In the first phase of Mark Wahlberg's screen career, we were just amazed he could act, period. The man who had once roamed the world with his own funky bunch should have been laughed out of Hollywood like every other rapper-turned-actor, but he showed up in Boogie Nights playing the gradually less insecure and young Dirk Diggler, and an actual movie star was born.

In many ways he's still that same stern-jawed, dead-serious movie star, but a second phase of Mark Wahlberg's career has been going on for a few years now, starting with I Heart Huckabees, dipping into his Oscar-nominated turn in The Departed, ramping up with a cameo in Date Night and now culminating in The Other Guys. This phase is "Mark Wahlberg: Comedian," and this phase needs to end immediately before the damage continues.

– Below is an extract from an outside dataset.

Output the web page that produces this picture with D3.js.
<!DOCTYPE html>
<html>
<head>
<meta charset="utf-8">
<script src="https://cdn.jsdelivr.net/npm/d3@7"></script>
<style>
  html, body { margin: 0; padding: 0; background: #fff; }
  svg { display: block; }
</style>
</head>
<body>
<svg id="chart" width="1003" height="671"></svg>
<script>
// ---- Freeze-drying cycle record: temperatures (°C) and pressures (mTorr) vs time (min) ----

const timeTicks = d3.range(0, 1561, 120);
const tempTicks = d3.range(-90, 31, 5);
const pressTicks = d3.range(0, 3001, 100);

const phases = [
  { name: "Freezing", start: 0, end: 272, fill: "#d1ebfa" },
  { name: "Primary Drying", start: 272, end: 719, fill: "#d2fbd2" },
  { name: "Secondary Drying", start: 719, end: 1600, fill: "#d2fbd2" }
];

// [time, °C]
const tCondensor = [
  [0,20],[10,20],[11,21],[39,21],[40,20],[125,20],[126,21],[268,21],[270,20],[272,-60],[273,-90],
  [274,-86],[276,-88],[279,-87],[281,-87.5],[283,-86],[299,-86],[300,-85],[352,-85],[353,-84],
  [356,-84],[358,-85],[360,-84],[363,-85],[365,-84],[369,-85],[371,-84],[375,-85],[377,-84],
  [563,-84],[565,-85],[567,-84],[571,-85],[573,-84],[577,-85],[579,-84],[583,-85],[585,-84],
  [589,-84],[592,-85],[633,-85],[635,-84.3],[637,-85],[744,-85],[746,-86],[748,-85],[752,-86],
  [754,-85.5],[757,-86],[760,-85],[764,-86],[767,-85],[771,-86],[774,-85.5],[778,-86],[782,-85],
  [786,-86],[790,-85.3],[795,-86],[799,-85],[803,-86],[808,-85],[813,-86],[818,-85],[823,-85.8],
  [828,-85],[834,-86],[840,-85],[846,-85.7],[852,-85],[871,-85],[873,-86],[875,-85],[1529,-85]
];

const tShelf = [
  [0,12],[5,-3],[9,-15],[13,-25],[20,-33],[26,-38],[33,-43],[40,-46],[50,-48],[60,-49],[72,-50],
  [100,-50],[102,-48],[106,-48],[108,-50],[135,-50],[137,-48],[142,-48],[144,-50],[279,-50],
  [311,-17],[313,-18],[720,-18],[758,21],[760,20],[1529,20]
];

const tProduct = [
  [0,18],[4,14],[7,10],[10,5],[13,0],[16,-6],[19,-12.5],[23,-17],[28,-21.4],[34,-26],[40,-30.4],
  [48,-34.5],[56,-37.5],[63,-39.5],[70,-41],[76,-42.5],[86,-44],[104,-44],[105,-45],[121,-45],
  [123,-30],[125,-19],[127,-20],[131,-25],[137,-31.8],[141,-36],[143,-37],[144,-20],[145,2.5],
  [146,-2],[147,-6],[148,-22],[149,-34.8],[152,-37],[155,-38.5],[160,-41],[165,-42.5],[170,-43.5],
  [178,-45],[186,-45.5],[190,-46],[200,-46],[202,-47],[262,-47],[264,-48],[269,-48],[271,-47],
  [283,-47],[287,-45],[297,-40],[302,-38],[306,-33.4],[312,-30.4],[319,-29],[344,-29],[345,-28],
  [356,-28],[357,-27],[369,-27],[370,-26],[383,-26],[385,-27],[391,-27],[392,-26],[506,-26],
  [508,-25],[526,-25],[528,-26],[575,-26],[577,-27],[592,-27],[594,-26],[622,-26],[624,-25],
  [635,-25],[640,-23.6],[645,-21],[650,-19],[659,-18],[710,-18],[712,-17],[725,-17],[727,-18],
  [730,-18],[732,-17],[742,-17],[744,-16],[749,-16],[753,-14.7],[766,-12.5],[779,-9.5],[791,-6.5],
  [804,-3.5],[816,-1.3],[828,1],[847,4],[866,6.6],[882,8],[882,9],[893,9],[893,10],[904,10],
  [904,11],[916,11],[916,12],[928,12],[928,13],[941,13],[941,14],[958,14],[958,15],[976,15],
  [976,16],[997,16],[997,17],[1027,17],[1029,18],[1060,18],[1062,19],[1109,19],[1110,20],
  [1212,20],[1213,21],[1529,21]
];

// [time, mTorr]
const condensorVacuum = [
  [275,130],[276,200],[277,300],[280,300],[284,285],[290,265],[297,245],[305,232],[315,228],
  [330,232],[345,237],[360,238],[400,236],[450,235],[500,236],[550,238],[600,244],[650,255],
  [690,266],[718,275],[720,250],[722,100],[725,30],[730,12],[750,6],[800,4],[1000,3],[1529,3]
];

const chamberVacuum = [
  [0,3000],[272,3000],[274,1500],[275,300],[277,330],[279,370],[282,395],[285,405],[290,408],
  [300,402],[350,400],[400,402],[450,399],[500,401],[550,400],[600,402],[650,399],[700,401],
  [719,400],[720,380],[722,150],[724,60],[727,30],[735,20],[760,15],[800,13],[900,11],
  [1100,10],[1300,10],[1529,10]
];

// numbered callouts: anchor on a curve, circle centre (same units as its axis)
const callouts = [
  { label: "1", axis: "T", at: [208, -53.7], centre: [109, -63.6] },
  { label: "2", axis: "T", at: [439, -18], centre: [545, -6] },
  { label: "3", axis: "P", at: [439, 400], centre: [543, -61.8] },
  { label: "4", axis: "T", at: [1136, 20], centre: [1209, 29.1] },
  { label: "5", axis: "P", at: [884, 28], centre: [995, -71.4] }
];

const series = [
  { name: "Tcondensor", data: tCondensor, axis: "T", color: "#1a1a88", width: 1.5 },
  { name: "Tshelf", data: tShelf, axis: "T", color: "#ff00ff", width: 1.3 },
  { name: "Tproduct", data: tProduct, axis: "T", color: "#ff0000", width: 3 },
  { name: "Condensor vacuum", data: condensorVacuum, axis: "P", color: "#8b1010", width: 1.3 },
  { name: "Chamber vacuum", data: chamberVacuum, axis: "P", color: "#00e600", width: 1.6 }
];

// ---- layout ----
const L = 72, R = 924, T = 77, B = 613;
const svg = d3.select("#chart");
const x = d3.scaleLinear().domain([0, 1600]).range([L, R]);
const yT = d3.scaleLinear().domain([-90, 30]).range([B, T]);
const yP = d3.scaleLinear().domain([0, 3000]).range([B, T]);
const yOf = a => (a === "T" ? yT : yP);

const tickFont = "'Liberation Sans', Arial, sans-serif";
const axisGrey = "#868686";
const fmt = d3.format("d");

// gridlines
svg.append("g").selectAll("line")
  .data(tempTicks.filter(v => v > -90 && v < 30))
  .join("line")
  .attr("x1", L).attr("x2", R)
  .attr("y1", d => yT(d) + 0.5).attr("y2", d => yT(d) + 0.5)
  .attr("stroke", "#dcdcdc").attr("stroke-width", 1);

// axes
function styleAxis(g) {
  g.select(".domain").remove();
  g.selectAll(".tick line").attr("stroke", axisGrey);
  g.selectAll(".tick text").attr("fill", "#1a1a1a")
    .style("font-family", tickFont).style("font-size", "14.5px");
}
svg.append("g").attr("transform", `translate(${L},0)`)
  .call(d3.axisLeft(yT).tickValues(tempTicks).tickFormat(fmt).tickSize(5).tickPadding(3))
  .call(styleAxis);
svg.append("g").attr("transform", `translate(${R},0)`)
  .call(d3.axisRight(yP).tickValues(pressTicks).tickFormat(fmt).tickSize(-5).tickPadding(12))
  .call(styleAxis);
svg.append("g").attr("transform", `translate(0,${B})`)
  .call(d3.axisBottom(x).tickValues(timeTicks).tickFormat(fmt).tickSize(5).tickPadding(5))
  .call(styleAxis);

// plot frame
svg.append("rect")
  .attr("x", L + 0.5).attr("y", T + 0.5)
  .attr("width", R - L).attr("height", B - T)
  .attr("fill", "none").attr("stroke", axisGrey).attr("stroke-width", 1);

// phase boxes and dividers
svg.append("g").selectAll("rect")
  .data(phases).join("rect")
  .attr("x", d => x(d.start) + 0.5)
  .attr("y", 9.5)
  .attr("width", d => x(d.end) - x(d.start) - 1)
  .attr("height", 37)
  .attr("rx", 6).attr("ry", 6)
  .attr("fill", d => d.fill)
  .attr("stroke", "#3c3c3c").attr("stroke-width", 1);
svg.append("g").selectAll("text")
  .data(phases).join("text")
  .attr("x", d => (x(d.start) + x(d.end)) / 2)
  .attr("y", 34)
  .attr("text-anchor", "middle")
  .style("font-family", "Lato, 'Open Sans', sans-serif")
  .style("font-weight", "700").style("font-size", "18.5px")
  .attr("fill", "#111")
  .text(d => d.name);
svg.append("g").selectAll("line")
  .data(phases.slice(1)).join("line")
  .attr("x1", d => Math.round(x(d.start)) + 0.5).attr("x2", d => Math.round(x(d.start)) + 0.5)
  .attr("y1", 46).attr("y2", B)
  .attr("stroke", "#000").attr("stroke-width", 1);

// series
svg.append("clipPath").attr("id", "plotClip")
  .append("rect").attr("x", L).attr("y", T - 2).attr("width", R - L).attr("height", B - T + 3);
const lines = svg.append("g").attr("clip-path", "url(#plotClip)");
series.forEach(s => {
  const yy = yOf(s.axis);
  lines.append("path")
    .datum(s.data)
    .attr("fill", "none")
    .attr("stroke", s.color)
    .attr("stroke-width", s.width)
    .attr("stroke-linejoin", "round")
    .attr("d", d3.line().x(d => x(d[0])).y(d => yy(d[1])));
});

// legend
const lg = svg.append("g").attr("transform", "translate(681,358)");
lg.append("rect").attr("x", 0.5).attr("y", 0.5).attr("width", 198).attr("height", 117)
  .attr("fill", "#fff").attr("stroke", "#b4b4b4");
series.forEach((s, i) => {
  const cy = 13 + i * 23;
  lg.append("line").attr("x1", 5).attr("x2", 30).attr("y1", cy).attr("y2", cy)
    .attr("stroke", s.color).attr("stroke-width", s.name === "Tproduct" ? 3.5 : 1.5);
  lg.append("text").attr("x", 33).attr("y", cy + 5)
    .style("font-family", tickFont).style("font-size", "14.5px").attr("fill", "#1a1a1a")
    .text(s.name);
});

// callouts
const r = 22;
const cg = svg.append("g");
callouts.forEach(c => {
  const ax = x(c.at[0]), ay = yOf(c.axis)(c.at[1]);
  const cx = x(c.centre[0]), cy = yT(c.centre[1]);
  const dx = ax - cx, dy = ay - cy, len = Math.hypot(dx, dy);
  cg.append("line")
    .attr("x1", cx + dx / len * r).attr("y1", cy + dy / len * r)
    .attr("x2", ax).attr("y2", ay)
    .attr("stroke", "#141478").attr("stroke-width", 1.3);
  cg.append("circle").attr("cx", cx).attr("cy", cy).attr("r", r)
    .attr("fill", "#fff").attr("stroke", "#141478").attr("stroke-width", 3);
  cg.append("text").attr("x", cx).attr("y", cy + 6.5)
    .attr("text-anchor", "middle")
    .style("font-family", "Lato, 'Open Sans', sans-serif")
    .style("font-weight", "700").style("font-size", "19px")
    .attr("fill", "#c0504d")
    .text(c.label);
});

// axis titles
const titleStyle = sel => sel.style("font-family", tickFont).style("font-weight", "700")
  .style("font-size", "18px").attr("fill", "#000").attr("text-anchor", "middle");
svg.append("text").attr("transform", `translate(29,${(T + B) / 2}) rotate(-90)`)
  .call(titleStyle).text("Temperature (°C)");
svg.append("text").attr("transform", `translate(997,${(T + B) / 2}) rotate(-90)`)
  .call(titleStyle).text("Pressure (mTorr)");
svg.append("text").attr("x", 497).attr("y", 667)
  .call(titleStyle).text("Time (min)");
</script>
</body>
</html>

It was fun when we were all discovering Wahlberg's latent sense of humor, watching him pop up as a supporting character in Huckabees or The Departed with crack comic timing, or even parody himself on SNL as a good-humored response to Andy Samberg's brilliant Mark Wahlberg Talks To Animals. But Samberg was on to something in that skit that we all chose to ignore. We laugh with Wahlberg when he's playing off his trademark intensity, but we laugh at him when he doesn't realize he's still being way too intense to be funny. The way he talks to the chicken? That's how he talks to everyone in the scene with him in all of his comedies, and it's been funny this whole time because we never put up with it for longer than a minute-long bit in a scene.

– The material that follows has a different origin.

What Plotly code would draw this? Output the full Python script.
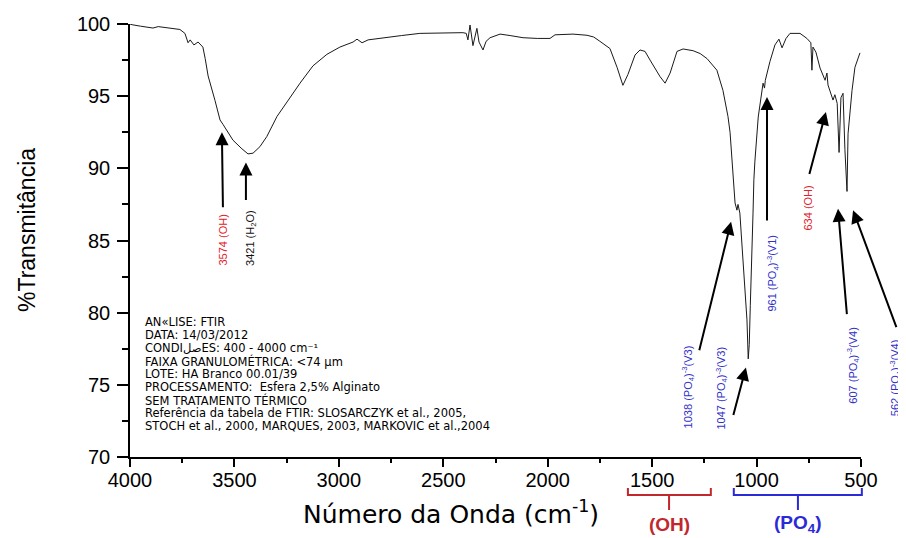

But now there's The Other Guys, the first time Wahlberg has been bumped up to second-billed comedian, and in his defense, he doesn't kill the movie entirely. The Other Guys is funny throughout and Wahlberg does what he can, playing a hothead cop-- well, duh-- who also has a penchant for dancing and constantly proclaims he's a peacock who needs to fly. But there's something about Wahlberg that's just off throughout the whole movie, holding jokes out too long or jumping into retorts too quickly, always feeling on the wrong foot against Will Ferrell's well-honed comic timing. The best joke is the mere idea that Mark Wahlberg is playing Will Ferrell's partner, and from there it's a series of diminishing returns as he attempts to combine action-hero skills with the goofy, ready-for-anything energy of an Adam McKay movie.

It's not Mark Wahlberg's fault that he isn't as funny as we want him to be. It would be an extraordinary stroke of luck for someone to be a competent musician, actor and comedian at the same time, and he really is pretty funny when kept in the background and given enough good lines to say. But as good as The Other Guys is without him, it really needs to be a sign that Wahlberg's short-lived career as comedic leading man is over. He gave it a shot, it didn't work out, what are you gonna do? He'll do just fine without more opportunities to pour coffee on Will Ferrell for an entire movie. In fact, if he pops up for 5 minutes in the next Ferrell-McKay movie to do just that, it'll be the best of both worlds-- just a little bit of Wahlberg, who knows when to step back and let the comedy professionals take over.